According the U.K.’s Daily Mail, one clinic in London is reporting a whopping 82 percent increase in female hair transplants. And these aren’t just being performed on elderly women with thinning hair—the average age for those getting the procedure is just 39, the newspaper adds.

“While high-profile male celebrities who have undergone hair transplants have undoubtedly helped make more men in the U.K. open to the possibility of a hair transplant, this has actually also encouraged more women to consider the option of investing in a transplant,” Dr. Raghu Reddy, a hair transplant surgeon, tells the Daily Mail. “Now, women are more informed and better placed to address the problem.”

So, what’s causing all this hair loss? Genetics, stress, hormonal disorders and health problems for starters. But you can also blame extensions and all those styling tools.

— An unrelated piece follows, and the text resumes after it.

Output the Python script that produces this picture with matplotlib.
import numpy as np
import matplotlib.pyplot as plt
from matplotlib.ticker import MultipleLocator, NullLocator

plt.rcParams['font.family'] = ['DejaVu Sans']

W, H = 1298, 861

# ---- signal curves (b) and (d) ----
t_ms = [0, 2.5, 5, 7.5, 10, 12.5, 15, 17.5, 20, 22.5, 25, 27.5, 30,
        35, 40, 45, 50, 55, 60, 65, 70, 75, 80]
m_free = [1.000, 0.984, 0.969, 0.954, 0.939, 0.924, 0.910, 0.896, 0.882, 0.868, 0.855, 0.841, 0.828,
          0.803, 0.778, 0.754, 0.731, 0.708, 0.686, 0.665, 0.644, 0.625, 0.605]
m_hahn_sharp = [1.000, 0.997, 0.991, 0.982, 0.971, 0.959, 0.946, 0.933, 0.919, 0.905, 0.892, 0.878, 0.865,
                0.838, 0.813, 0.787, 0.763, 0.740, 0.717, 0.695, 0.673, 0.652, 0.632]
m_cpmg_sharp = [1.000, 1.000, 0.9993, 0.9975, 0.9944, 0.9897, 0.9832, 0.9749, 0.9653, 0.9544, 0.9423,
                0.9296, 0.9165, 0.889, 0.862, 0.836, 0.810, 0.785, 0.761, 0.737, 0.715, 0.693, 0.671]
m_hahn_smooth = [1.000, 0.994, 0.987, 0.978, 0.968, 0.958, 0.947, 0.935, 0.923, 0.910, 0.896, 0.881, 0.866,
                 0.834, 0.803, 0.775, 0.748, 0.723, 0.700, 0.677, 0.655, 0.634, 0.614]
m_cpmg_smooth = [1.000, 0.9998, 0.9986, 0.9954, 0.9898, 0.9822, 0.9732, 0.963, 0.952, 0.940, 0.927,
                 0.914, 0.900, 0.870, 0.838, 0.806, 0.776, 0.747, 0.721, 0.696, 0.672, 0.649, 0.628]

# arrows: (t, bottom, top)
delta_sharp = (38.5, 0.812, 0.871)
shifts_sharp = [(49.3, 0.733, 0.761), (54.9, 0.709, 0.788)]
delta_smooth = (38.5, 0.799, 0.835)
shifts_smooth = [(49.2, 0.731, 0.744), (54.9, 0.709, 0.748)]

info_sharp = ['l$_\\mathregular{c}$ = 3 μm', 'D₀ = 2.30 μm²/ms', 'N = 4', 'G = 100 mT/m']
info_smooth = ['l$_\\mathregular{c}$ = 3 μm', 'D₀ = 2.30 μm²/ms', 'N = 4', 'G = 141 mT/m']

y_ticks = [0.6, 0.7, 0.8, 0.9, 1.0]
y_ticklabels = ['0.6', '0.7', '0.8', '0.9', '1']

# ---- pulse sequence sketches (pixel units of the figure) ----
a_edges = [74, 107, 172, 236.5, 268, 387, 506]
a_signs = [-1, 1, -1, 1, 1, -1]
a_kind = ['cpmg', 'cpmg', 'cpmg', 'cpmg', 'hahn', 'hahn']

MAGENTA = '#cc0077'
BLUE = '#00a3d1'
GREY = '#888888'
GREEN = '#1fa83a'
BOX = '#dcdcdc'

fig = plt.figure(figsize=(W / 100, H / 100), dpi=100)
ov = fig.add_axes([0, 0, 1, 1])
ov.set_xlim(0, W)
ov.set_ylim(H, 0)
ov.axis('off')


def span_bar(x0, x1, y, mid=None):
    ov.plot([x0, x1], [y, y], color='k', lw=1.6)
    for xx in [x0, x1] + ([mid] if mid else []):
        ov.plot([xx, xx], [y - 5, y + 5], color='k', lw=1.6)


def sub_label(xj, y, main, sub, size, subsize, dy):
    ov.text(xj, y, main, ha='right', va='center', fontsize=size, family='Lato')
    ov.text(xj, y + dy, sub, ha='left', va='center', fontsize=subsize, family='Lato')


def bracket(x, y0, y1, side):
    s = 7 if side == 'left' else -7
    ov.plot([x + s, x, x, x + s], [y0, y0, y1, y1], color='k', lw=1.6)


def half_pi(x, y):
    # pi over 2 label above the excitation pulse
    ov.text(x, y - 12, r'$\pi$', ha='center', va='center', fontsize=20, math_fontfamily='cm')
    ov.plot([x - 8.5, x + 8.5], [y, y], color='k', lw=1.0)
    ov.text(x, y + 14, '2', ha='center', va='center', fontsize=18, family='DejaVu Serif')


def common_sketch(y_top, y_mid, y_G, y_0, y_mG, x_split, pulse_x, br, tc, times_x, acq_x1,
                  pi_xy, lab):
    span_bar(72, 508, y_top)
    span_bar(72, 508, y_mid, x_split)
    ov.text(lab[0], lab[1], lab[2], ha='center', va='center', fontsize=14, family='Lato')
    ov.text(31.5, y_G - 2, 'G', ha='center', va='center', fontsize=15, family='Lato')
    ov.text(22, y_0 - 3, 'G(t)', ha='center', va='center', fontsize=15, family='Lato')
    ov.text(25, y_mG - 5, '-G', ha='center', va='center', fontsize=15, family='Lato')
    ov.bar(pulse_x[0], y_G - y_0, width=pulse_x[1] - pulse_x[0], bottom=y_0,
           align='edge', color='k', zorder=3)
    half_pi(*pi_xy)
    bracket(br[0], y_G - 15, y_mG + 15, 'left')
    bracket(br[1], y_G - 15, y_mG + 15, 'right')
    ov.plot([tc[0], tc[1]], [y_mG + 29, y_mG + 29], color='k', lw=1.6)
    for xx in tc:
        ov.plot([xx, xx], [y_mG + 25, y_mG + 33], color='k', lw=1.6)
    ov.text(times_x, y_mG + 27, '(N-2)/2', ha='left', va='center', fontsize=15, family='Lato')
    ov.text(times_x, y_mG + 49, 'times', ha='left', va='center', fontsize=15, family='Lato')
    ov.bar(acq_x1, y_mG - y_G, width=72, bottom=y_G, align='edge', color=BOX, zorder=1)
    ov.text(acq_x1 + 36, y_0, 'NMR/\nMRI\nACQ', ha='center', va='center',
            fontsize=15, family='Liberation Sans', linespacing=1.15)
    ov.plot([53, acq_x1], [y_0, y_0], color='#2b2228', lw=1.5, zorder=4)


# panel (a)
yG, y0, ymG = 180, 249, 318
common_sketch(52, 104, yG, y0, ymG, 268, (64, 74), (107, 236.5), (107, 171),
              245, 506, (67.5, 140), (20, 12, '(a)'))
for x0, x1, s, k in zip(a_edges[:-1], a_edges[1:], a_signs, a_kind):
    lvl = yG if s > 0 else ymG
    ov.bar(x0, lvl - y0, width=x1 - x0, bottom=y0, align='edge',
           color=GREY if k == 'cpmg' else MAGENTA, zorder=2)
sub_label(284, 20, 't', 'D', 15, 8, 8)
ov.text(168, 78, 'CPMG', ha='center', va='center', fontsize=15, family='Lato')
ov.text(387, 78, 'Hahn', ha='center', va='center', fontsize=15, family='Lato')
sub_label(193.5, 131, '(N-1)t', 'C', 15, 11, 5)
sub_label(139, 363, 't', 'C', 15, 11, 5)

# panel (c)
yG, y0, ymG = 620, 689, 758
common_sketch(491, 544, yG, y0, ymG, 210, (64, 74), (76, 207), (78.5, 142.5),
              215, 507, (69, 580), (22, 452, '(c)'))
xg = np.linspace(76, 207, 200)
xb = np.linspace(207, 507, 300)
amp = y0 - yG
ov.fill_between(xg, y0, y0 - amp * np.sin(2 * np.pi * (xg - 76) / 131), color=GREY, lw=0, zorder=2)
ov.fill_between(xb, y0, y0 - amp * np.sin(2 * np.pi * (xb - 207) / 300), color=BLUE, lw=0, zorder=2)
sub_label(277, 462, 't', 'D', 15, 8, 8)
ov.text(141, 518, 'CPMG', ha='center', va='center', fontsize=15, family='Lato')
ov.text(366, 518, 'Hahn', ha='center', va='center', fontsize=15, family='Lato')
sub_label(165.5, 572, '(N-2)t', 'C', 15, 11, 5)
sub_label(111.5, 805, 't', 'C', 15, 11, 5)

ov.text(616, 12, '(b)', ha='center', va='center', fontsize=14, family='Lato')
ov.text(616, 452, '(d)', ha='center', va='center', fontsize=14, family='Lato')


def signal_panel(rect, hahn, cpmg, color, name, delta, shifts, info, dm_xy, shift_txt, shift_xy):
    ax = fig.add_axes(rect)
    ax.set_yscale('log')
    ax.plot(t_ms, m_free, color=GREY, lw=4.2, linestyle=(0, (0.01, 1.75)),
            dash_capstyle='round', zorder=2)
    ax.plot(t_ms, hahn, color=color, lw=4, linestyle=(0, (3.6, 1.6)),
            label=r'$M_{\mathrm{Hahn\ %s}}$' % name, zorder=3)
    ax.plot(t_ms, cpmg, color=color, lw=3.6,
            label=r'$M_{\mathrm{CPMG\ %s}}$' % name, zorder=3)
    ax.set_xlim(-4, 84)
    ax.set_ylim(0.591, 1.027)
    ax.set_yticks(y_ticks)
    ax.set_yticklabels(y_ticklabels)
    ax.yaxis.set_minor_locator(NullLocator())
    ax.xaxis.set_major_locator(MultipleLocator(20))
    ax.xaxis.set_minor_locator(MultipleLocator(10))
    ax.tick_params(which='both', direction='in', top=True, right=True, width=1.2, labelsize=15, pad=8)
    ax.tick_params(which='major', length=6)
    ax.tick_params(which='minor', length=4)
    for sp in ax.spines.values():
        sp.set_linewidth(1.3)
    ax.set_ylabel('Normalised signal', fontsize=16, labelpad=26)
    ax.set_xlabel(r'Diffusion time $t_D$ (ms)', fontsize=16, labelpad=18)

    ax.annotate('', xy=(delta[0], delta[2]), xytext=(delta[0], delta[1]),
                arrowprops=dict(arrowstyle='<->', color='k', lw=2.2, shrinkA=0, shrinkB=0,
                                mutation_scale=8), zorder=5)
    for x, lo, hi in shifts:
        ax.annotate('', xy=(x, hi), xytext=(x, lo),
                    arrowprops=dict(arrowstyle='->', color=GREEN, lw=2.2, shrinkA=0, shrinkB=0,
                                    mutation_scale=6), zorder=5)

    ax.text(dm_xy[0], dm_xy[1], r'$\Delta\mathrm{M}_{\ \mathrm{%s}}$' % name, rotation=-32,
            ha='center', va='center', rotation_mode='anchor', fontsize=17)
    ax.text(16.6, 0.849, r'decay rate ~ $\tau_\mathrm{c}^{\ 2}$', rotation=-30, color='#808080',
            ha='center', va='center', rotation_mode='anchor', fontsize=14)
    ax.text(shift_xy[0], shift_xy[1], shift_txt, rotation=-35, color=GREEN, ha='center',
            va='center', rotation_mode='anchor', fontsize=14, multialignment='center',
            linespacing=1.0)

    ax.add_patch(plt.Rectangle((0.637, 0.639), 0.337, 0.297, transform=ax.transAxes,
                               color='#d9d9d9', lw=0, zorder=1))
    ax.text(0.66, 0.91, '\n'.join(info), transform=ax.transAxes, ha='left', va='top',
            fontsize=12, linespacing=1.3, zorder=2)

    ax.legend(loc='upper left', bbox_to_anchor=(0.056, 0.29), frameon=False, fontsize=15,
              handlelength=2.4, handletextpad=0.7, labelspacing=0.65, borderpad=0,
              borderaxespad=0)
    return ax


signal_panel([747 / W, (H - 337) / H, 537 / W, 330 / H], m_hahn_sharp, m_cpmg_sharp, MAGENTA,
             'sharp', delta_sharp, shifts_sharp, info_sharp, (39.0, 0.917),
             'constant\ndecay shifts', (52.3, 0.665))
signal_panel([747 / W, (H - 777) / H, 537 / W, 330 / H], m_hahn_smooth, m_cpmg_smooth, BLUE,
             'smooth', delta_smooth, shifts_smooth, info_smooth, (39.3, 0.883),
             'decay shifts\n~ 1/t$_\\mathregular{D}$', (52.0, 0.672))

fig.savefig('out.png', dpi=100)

“Many of the women I see have worn extensions for many years, which have put a lot of traction on the existing hair, while in some cases glue applied to the roots to join extensions has also starved the hair of its own vital nutrients,” Reddy tells the newspaper. “Over time this causes the hair to thin and if this is not addressed it can turn into a more concerning condition known as traction alopecia, something which means the hair will not grow back.”

He says long-time use of flat irons and curling irons can also give women bald spots.

“There’s a reason why 40, 50 and 60 don’t look the way they used to and it’s not because of feminism, or better living through exercise,” Nora Ephron wrote in her book I Feel Bad About My Neck. “It’s because of hair dye.” And, now, apparently, hair transplants, too.